Director General of the National Biotechnology Development Agency (NABDA), Professor Bamidele Solomon, said in his address that, since April 2009, when the open forum started its public activities, a sizeable number of participants who regularly attend have acquired a better appreciation of the biotechnology concept and have exhibited a renewed hope that the intractable challenges particularly in the era of food production could be overcome after all, with the emergent technologies.

According to him, ‘open forum on agricultural biotechnology (OFAB) has popularised biotechnology to such an extent that the planning committee has been told to move the forum’ to places at the grassroots, outside Abuja,

On the biosafety law, he said that international convention requires that any country desirous of practising biotechnology must put in place a national regulations. This implies that ‘without a biosafety law, the results of confined field trials undertaken in the research institutes across the country will remain on the shelves of research and will never reach commercialisation.’

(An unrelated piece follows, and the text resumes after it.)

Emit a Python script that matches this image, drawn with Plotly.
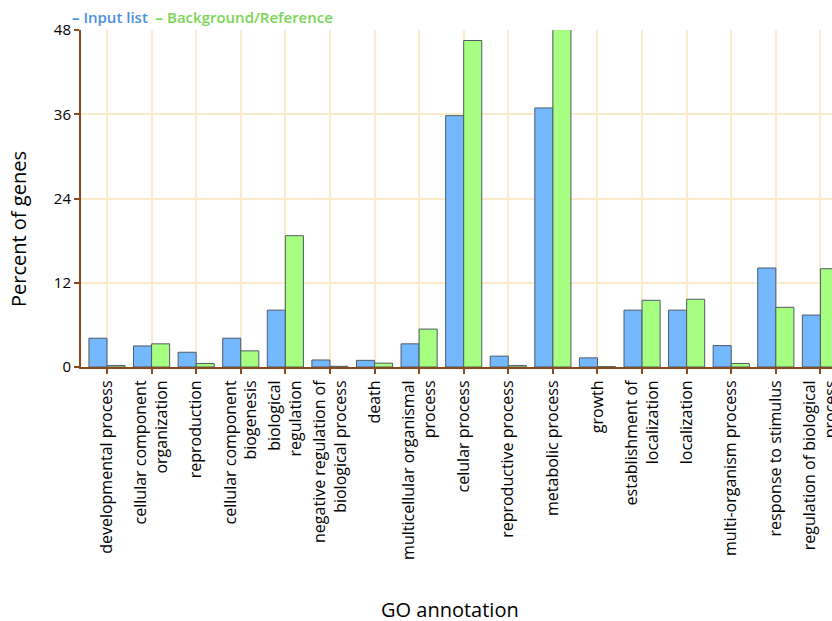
import plotly.graph_objects as go

categories = [
    "developmental process",
    "cellular component<br>organization",
    "reproduction",
    "cellular component<br>biogenesis",
    "biological<br>regulation",
    "negative regulation of<br>biological process",
    "death",
    "multicellular organismal<br>process",
    "celular process",
    "reproductive process",
    "metabolic process",
    "growth",
    "establishment of<br>localization",
    "localization",
    "multi-organism process",
    "response to stimulus",
    "regulation of biological<br>process",
]
input_list = [4.1, 3.0, 2.1, 4.1, 8.1, 1.0, 0.95, 3.3, 35.8, 1.55, 36.9, 1.3, 8.1, 8.1, 3.05, 14.1, 7.4]
background = [0.2, 3.3, 0.5, 2.3, 18.7, 0.1, 0.55, 5.4, 46.5, 0.2, 48.1, 0.05, 9.5, 9.65, 0.5, 8.5, 14.0]
y_ticks = [0, 12, 24, 36, 48]

BLUE = "#74B8FF"
GREEN = "#A6FF80"
AXIS = "#8B4A1E"
GRID = "#FBEBC8"

fig = go.Figure()
fig.add_trace(go.Bar(x=categories, y=input_list, name="Input list", marker=dict(color=BLUE, line=dict(color="#4f5a66", width=1)), showlegend=False))
fig.add_trace(go.Bar(x=categories, y=background, name="Background/Reference", marker=dict(color=GREEN, line=dict(color="#4f5a66", width=1)), showlegend=False))

fig.update_layout(
    width=832, height=621,
    margin=dict(l=81, r=0, t=30, b=254),
    paper_bgcolor="white", plot_bgcolor="white",
    barmode="group", bargap=0.19, bargroupgap=0,
    font=dict(family="Open Sans", color="#000000", size=15),
    annotations=[
        dict(text="<b><span style='color:#3C8FE6'>–</span></b> <span style='color:#4A8FE0'>Input list</span>  <b><span style='color:#6EDB45'>–</span></b> <span style='color:#78D653'>Background/Reference</span>",
             xref="paper", yref="paper", x=-0.015, y=1.003, xanchor="left", yanchor="bottom",
             showarrow=False, font=dict(size=15, family="Open Sans", weight=600)),
        dict(text="Percent of genes", textangle=-90, xref="paper", yref="paper",
             x=-0.081, y=0.41, xanchor="center", yanchor="middle", xshift=-1,
             showarrow=False, font=dict(size=20, family="Open Sans", color="#000000")),
        dict(text="GO annotation", xref="paper", yref="paper",
             x=0.4918, y=-0.72, xanchor="center", yanchor="middle",
             showarrow=False, font=dict(size=20, family="Open Sans", color="#000000")),
    ],
)
fig.update_xaxes(
    type="category", range=[-0.583, 16.26],
    tickangle=-90, tickfont=dict(size=16, color="#000000"),
    ticks="outside", ticklen=5, tickcolor=AXIS, tickwidth=1.5,
    showgrid=True, gridcolor=GRID, gridwidth=1.5,
    showline=True, linecolor=AXIS, linewidth=2,
    automargin=False,
)
fig.update_yaxes(
    range=[0, 48], tickvals=y_ticks, tickfont=dict(size=15, color="#000000"),
    ticks="outside", ticklen=5, tickcolor=AXIS, tickwidth=1.5,
    showgrid=True, gridcolor=GRID, gridwidth=1.5,
    showline=True, linecolor=AXIS, linewidth=2,
    zeroline=False,
    automargin=False,
)
fig.write_html("out.html")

NRCRI’s executive director, Dr Kenneth Nwosu, said that, over the years, his institute has endeavoured to fulfill its national mandate to conduct research into the genetic improvement, production, processing, storage, utilisation and marketing of root and tuber crops of economic importance which it does from six experimental substations located in various agro-ecologies of Nigeria.

According to Nwosu, NRCRI is now the first institute in Nigeria to receive approvals for the conduct of any confined field trial of a genetically-modified (GM) crop plant on the basis of the national biosafety guidelines. He expressed optimism that the national biosafety law will soon be in place to enable NRCRI fully participate in agricultural biotechnology research in order to reap its benefits.

Science and Technology minister, Professor Mohammed Kao’je Abubakar, represented by Professor Bamidele Solomon, said that his ministry recognises the critical role of agriculture in the economy of the country. He said that economic growth goes hand in hand with agricultural progress while stagnation could be an explanation for poor economic performance. The session drew participants from ministries, ADP, farmers’ groups and the academia.